— begin COLLECTED DATA —
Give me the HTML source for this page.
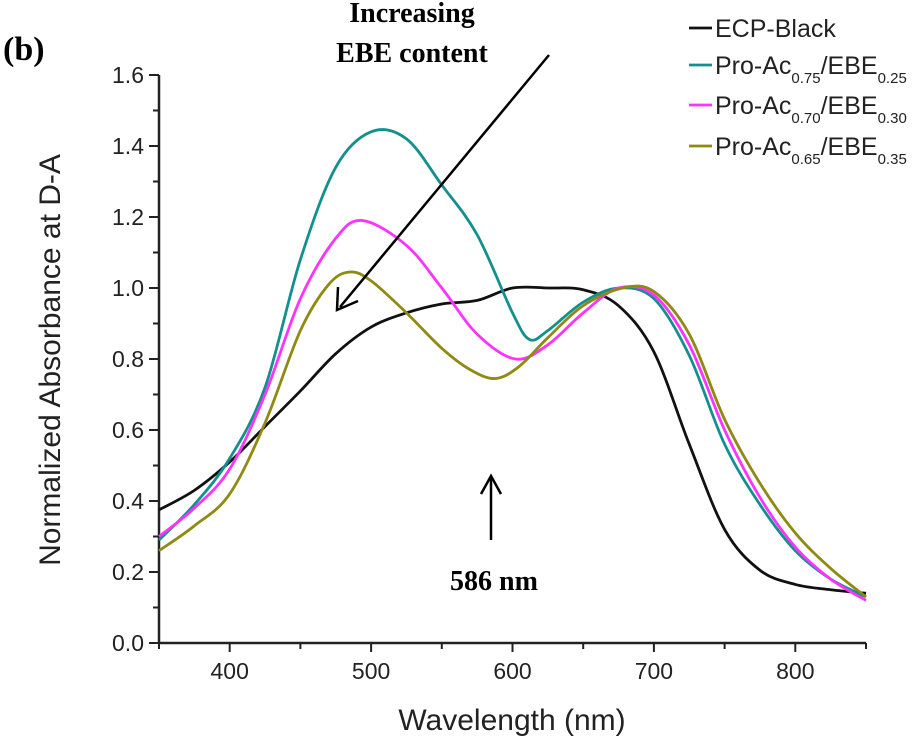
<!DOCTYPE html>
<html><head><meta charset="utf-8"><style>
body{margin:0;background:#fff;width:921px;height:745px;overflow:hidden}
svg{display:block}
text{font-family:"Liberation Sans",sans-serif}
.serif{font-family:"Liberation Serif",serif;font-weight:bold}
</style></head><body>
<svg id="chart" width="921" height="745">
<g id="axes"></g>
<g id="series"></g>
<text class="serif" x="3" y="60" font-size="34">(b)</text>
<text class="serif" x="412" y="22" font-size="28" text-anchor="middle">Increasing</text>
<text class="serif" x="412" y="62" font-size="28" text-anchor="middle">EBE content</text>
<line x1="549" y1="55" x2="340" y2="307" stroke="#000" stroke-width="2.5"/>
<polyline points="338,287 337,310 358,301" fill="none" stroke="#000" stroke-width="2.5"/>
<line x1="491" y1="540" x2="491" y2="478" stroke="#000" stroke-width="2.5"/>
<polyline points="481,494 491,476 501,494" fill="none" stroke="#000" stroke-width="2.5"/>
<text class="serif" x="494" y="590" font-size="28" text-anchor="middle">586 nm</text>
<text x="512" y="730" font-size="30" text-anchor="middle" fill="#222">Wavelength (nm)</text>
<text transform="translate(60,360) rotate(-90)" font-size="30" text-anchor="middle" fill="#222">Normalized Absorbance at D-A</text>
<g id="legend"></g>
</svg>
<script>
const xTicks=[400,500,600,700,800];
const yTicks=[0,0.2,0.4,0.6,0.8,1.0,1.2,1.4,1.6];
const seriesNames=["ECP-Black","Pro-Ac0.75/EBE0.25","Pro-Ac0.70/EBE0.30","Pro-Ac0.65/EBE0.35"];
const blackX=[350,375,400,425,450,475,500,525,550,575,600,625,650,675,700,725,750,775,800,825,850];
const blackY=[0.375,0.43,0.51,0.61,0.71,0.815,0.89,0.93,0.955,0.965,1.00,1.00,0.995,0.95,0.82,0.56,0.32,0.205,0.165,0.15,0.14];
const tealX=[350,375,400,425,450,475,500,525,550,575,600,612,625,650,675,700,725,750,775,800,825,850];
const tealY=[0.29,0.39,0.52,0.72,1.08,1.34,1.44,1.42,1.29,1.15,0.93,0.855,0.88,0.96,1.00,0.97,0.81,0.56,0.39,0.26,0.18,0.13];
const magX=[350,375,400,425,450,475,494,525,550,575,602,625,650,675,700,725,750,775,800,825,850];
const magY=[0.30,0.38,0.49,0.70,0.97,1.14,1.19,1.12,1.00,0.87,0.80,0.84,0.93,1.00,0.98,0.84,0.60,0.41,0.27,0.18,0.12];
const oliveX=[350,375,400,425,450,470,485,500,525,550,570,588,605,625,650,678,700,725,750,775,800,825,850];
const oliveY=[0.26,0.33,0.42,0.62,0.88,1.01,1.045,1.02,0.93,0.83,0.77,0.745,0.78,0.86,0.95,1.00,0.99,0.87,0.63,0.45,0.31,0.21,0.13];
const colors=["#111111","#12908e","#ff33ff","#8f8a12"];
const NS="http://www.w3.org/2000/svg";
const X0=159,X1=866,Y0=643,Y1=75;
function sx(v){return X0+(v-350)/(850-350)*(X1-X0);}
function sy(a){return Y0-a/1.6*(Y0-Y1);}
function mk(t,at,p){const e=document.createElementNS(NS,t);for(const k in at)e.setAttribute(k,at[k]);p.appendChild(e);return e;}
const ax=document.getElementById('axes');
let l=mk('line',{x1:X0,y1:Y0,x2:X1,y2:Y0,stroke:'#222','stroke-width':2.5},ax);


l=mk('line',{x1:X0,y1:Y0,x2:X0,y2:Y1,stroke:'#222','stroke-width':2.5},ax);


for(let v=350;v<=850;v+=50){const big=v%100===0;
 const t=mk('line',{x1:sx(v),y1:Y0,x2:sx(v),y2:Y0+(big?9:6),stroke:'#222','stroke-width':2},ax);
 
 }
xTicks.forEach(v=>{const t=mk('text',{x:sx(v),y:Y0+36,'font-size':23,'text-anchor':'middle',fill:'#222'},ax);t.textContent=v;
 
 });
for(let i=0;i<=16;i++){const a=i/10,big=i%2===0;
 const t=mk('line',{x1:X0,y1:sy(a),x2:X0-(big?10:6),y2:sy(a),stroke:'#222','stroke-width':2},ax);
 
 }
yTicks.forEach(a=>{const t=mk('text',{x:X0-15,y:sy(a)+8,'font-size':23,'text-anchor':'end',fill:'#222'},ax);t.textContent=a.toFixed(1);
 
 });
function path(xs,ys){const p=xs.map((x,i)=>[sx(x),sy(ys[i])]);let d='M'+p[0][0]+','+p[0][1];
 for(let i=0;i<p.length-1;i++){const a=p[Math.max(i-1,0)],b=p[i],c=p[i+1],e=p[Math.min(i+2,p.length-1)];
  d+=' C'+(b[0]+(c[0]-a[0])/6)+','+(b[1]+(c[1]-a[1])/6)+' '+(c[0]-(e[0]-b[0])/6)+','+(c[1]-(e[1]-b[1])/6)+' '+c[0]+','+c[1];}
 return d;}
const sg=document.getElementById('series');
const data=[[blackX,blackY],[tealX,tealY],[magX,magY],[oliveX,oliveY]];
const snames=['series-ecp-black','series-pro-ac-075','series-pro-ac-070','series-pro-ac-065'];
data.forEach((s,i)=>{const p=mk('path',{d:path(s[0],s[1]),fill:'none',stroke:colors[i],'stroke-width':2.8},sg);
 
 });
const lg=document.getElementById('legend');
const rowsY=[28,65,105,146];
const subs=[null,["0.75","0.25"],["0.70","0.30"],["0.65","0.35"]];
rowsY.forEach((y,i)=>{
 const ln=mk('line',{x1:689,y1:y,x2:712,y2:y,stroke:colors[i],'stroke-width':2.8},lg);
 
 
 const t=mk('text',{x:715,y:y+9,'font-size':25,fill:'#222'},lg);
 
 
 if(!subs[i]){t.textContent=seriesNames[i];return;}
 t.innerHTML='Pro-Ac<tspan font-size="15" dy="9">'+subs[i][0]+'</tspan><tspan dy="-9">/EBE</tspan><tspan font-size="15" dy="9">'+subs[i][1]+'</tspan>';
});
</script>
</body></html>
— end COLLECTED DATA —
== WORK TO DO ==
Reproduce every line above as written, skipping pictures.

== TASK SOLUTION ==
Give me the HTML source for this page.
<!DOCTYPE html>
<html><head><meta charset="utf-8"><style>
body{margin:0;background:#fff;width:921px;height:745px;overflow:hidden}
svg{display:block}
text{font-family:"Liberation Sans",sans-serif}
.serif{font-family:"Liberation Serif",serif;font-weight:bold}
</style></head><body>
<svg id="chart" width="921" height="745">
<g id="axes"></g>
<g id="series"></g>
<text class="serif" x="3" y="60" font-size="34">(b)</text>
<text class="serif" x="412" y="22" font-size="28" text-anchor="middle">Increasing</text>
<text class="serif" x="412" y="62" font-size="28" text-anchor="middle">EBE content</text>
<line x1="549" y1="55" x2="340" y2="307" stroke="#000" stroke-width="2.5"/>
<polyline points="338,287 337,310 358,301" fill="none" stroke="#000" stroke-width="2.5"/>
<line x1="491" y1="540" x2="491" y2="478" stroke="#000" stroke-width="2.5"/>
<polyline points="481,494 491,476 501,494" fill="none" stroke="#000" stroke-width="2.5"/>
<text class="serif" x="494" y="590" font-size="28" text-anchor="middle">586 nm</text>
<text x="512" y="730" font-size="30" text-anchor="middle" fill="#222">Wavelength (nm)</text>
<text transform="translate(60,360) rotate(-90)" font-size="30" text-anchor="middle" fill="#222">Normalized Absorbance at D-A</text>
<g id="legend"></g>
</svg>
<script>
const xTicks=[400,500,600,700,800];
const yTicks=[0,0.2,0.4,0.6,0.8,1.0,1.2,1.4,1.6];
const seriesNames=["ECP-Black","Pro-Ac0.75/EBE0.25","Pro-Ac0.70/EBE0.30","Pro-Ac0.65/EBE0.35"];
const blackX=[350,375,400,425,450,475,500,525,550,575,600,625,650,675,700,725,750,775,800,825,850];
const blackY=[0.375,0.43,0.51,0.61,0.71,0.815,0.89,0.93,0.955,0.965,1.00,1.00,0.995,0.95,0.82,0.56,0.32,0.205,0.165,0.15,0.14];
const tealX=[350,375,400,425,450,475,500,525,550,575,600,612,625,650,675,700,725,750,775,800,825,850];
const tealY=[0.29,0.39,0.52,0.72,1.08,1.34,1.44,1.42,1.29,1.15,0.93,0.855,0.88,0.96,1.00,0.97,0.81,0.56,0.39,0.26,0.18,0.13];
const magX=[350,375,400,425,450,475,494,525,550,575,602,625,650,675,700,725,750,775,800,825,850];
const magY=[0.30,0.38,0.49,0.70,0.97,1.14,1.19,1.12,1.00,0.87,0.80,0.84,0.93,1.00,0.98,0.84,0.60,0.41,0.27,0.18,0.12];
const oliveX=[350,375,400,425,450,470,485,500,525,550,570,588,605,625,650,678,700,725,750,775,800,825,850];
const oliveY=[0.26,0.33,0.42,0.62,0.88,1.01,1.045,1.02,0.93,0.83,0.77,0.745,0.78,0.86,0.95,1.00,0.99,0.87,0.63,0.45,0.31,0.21,0.13];
const colors=["#111111","#12908e","#ff33ff","#8f8a12"];
const NS="http://www.w3.org/2000/svg";
const X0=159,X1=866,Y0=643,Y1=75;
function sx(v){return X0+(v-350)/(850-350)*(X1-X0);}
function sy(a){return Y0-a/1.6*(Y0-Y1);}
function mk(t,at,p){const e=document.createElementNS(NS,t);for(const k in at)e.setAttribute(k,at[k]);p.appendChild(e);return e;}
const ax=document.getElementById('axes');
let l=mk('line',{x1:X0,y1:Y0,x2:X1,y2:Y0,stroke:'#222','stroke-width':2.5},ax);


l=mk('line',{x1:X0,y1:Y0,x2:X0,y2:Y1,stroke:'#222','stroke-width':2.5},ax);


for(let v=350;v<=850;v+=50){const big=v%100===0;
 const t=mk('line',{x1:sx(v),y1:Y0,x2:sx(v),y2:Y0+(big?9:6),stroke:'#222','stroke-width':2},ax);
 
 }
xTicks.forEach(v=>{const t=mk('text',{x:sx(v),y:Y0+36,'font-size':23,'text-anchor':'middle',fill:'#222'},ax);t.textContent=v;
 
 });
for(let i=0;i<=16;i++){const a=i/10,big=i%2===0;
 const t=mk('line',{x1:X0,y1:sy(a),x2:X0-(big?10:6),y2:sy(a),stroke:'#222','stroke-width':2},ax);
 
 }
yTicks.forEach(a=>{const t=mk('text',{x:X0-15,y:sy(a)+8,'font-size':23,'text-anchor':'end',fill:'#222'},ax);t.textContent=a.toFixed(1);
 
 });
function path(xs,ys){const p=xs.map((x,i)=>[sx(x),sy(ys[i])]);let d='M'+p[0][0]+','+p[0][1];
 for(let i=0;i<p.length-1;i++){const a=p[Math.max(i-1,0)],b=p[i],c=p[i+1],e=p[Math.min(i+2,p.length-1)];
  d+=' C'+(b[0]+(c[0]-a[0])/6)+','+(b[1]+(c[1]-a[1])/6)+' '+(c[0]-(e[0]-b[0])/6)+','+(c[1]-(e[1]-b[1])/6)+' '+c[0]+','+c[1];}
 return d;}
const sg=document.getElementById('series');
const data=[[blackX,blackY],[tealX,tealY],[magX,magY],[oliveX,oliveY]];
const snames=['series-ecp-black','series-pro-ac-075','series-pro-ac-070','series-pro-ac-065'];
data.forEach((s,i)=>{const p=mk('path',{d:path(s[0],s[1]),fill:'none',stroke:colors[i],'stroke-width':2.8},sg);
 
 });
const lg=document.getElementById('legend');
const rowsY=[28,65,105,146];
const subs=[null,["0.75","0.25"],["0.70","0.30"],["0.65","0.35"]];
rowsY.forEach((y,i)=>{
 const ln=mk('line',{x1:689,y1:y,x2:712,y2:y,stroke:colors[i],'stroke-width':2.8},lg);
 
 
 const t=mk('text',{x:715,y:y+9,'font-size':25,fill:'#222'},lg);
 
 
 if(!subs[i]){t.textContent=seriesNames[i];return;}
 t.innerHTML='Pro-Ac<tspan font-size="15" dy="9">'+subs[i][0]+'</tspan><tspan dy="-9">/EBE</tspan><tspan font-size="15" dy="9">'+subs[i][1]+'</tspan>';
});
</script>
</body></html>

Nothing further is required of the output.